Это бешенство, пляска юрода, не знающего больше ни человеческих чувств, ни свойственной человеку усталости. После того как измочаленный погонями конный корпус Нестеровича сняли с преследования банды, Махно продержался еще месяц, до середины марта, прежде чем был вынужден раздробить армию на мельчайшие отрядики и в очередной раз распустить.
Сохранилось описание махновских отрядов, вторгшихся в пределы России: «8000 человек, причем из всей группы вооруженных винтовками человек 300, а остальные вооружены саблями, наганами и бомбами, имеют 55 пулеметов и одно орудие, но снарядов и патронов очень мало» (11, 4).
Наверняка восемь тысяч образовалось лишь на краткий миг сведения счетов с ненавистной властью. Бей, пока пришел батька Махно! Ушел – беги до хаты.
Какая бы ни держалась власть в государстве, эту беспощадную, дикую, все разрушающую на своем пути орду, по всей логике власти, следовало, прежде всего, уничтожить.
В этом была правда большевиков. Но и смрадными, раскровавленными устами окаянного юрода тоже высказывалась правда, и из дрожащих, покрытых коростой губ рвался наружу надтреснутый, полный ненависти вопль:
– Не замайте, дайте жить по-своему, дайте дышать!
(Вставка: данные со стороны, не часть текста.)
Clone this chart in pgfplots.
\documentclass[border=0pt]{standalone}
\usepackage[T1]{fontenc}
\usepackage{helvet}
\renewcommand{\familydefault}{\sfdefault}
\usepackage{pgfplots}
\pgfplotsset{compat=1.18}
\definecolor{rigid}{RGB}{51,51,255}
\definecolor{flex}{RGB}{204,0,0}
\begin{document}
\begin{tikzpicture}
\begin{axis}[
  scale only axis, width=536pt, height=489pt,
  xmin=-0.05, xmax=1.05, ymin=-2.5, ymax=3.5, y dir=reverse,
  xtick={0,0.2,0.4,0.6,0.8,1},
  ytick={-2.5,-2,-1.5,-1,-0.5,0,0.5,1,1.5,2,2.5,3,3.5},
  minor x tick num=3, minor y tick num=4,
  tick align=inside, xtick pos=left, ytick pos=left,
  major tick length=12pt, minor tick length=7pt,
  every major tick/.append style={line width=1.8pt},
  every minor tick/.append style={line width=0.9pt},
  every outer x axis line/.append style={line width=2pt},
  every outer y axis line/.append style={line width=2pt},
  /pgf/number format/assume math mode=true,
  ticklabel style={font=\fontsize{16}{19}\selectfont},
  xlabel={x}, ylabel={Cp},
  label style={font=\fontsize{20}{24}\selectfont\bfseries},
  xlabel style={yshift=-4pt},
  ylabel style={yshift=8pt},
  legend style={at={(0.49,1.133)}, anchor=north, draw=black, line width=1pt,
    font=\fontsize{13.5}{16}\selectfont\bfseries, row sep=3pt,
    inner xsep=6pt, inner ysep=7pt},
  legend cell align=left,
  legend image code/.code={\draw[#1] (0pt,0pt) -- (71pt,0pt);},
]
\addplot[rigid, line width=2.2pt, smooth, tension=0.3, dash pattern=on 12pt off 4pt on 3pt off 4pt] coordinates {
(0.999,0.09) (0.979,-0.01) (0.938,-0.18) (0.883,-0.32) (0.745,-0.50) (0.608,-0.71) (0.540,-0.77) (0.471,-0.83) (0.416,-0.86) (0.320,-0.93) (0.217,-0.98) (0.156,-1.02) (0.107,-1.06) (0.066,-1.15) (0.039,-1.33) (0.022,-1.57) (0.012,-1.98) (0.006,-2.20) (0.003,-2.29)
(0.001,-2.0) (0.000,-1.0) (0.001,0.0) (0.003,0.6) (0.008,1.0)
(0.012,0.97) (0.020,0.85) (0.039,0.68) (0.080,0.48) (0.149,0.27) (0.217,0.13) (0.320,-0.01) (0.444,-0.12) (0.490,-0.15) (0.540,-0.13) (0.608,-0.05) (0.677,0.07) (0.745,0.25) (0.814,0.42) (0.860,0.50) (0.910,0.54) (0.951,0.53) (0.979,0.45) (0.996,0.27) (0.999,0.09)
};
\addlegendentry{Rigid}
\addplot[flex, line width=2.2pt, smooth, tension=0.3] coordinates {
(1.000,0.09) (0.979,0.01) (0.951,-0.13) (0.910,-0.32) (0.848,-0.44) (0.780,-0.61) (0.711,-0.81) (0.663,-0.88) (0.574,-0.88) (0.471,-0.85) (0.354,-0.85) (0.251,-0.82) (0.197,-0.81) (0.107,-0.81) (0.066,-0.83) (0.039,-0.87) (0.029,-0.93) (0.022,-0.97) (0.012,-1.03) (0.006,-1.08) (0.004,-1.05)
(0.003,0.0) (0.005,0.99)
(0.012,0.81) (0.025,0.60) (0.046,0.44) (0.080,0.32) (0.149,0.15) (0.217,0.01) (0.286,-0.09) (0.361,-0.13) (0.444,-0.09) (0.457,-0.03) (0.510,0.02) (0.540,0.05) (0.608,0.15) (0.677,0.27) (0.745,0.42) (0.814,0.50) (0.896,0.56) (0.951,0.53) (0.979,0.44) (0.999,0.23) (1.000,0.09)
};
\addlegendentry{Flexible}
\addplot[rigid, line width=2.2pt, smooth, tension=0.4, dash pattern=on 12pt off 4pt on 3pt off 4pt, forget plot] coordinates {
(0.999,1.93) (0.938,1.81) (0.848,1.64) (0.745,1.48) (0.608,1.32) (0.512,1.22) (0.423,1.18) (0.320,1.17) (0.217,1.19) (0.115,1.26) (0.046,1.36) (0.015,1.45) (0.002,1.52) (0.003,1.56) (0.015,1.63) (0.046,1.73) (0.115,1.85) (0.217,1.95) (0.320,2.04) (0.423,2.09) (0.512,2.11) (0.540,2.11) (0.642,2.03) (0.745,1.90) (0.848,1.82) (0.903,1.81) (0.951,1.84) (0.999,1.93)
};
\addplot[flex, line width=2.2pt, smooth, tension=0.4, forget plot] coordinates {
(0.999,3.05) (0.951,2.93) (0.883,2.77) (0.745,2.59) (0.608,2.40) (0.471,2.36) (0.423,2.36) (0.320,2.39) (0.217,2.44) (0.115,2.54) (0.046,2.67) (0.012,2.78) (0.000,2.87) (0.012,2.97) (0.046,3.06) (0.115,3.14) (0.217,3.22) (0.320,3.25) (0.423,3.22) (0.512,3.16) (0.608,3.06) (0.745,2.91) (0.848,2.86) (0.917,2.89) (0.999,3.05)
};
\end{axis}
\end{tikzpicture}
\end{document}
Вот смысл всей окаянщины, этого бесчувственного сопротивления, этой тупой жестокости. Нет необходимости вновь перечислять причины, поддерживавшие в стране неугасимый огонь крестьянской войны и до, и после провозглашения нэпа. Не только в размере наделов земли и норме подлежащего сдаче хлеба дело. Мятежники чувствовали, что за всеми деревенскими мероприятиями большевиков стоит нечто большее, чем просто государственное обирание трудящегося на земле человека. Его лишают достоинства. Его лишают права самому решать свою судьбу. Чем глубже вдохнул человек воздуха революции, тем острее он чувствовал унижение. Сильные не могли смириться с этим. Они знали, что достоинством можно и поступиться, но тогда жизнь утратит полноту и цвет, неистовую, кипучую силу свою и обернется скукой, канцелярией, неволей. Вот почему после нэпа не улеглась повсеместно и благодарно крестьянская война: мятежные духом знали, чувствовали, что нэп – это тоже кусок, брошенный псам, подачка, временное разрешение дышать одной ноздрей. А еще оставались настоящие мужики, которым этого было мало. Разрешение крестьянам жить Ленин дал в марте, а мятежники на Украине, на Тамбовщине и в Сибири резались до конца лета. Потому что в борьбе есть один закон: пригни голову – поставят на колени.